You and I do this when we go through intense suffering. We shout at God and blame him. But something you’ve got to do when you read chapter 1 of Ruth, is you need to ask why did the author place this speech that Ruth gives in the middle where Ruth declares her total service to Naomi? The answer is, to show us that although God allowed Naomi to go through suffering, he never left her. Though she might be empty, God never left her completely empty, he was looking after her for he gave her Ruth to look after her.
See Naomi, when she told the woman to call her Mara, had forgotten or just didn’t think about Ruth. When we are suffering, we can tend to become blind to what God is doing. We can tend to not see the good things in our lives. We can shout at God like Naomi saying, ‘God you made me this way, you have made me bitter! I am empty and you are the one who is tesitifying against me’ and we don’t see the Ruth that he is put in our lives. For example, you might be going through intense suffering right now and you don’t see the friend that’s been by your side the entire time. You shout at God saying nothing is good in my life, but you don’t remember that friend. You don’t. You shout at God and you don’t see the roof over your head, the breath in your lungs, the fact that you still go home to a bed. You might be shouting at God saying I’m a failure at school, but you don’t remember all the other achievements he’s given you at school. You might be shouting “Nobody gets me, but you forget the few people who have actually tried to get you”.
We suffer we become blind, and the thing that we become the most blind to is God himself. Because we shout ‘God you don’t love me’, how can you if I’m going through this. But you’ll find when you read the New Testament that the same love Ruth showed for Naomi, is the same love Jesus shows for us. For like Ruth left Moab to enter Judah where people didn’t like her, so Jesus entered a world for us that would eventually put him on the cross. Like Ruth gave up her people to join Naomi’s people, so Jesus left heaven to become part of our people. Like Ruth committed to go wherever Naomi went, so Jesus walks our road with us. He does it in 2 ways, he did it litterrally by coming to earth and experiencing the same experiences we do, and he still walks with us now through his holy spirit, which means we can pray to him about any experience, because he is there with us in the experience and he knows our pain because he’s experienced it. Lastly, Ruth says vs 17 ‘Where you die I will die, and where you are buried, there I will be buried’ – Jesus died where we should have died and he was buried where we should have been buried.
My friends to say Jesus doesn’t love you, means you are blind. He loves you just like Ruth loved Naomi and he is offering to stick with you through thick and thin.
When I was in high school I didn’t have it easy. Exams to me felt like hell, because I suffered from severe anxiety.
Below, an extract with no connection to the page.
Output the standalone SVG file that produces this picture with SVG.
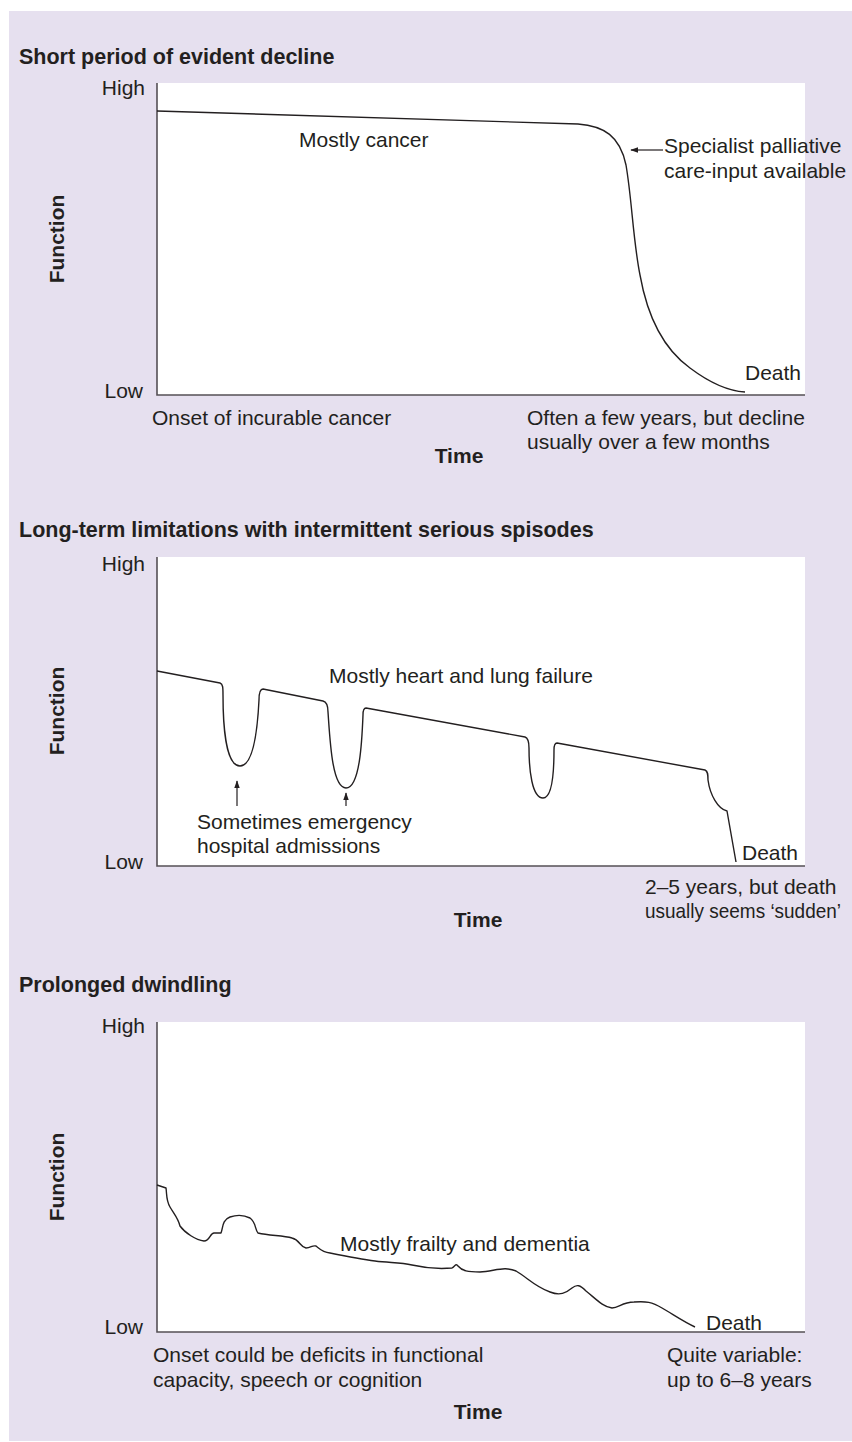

I the midst of my deepest struggles in high school I had something awesome, I always had my Jesus. I’d pray to him all the time, and I wasn’t a perfect Christian, not by a long shot, but I didn’t need to be, because like Ruth, my Jesus promised to never leave or forsake me. When my parents were going through a rough patch my Jesus would never leave or forsake me, when I felt abandoned by my friends, my Jesus never left. When I felt alone, inadequate, stupid, insignificant, confused my Jesus was always there and he always has been.
If you are not a Christian here today, you are missing out, so hear my words: Forget about religion, laws and things like that are not the main focus of Christianity, just come to him, because he is calling you and it doesn’t matter what you’ve done, who you are he accepts you. If you don’t know how to give your life to Jesus speak to your teachers, or even speak to me and I’ll help you do that.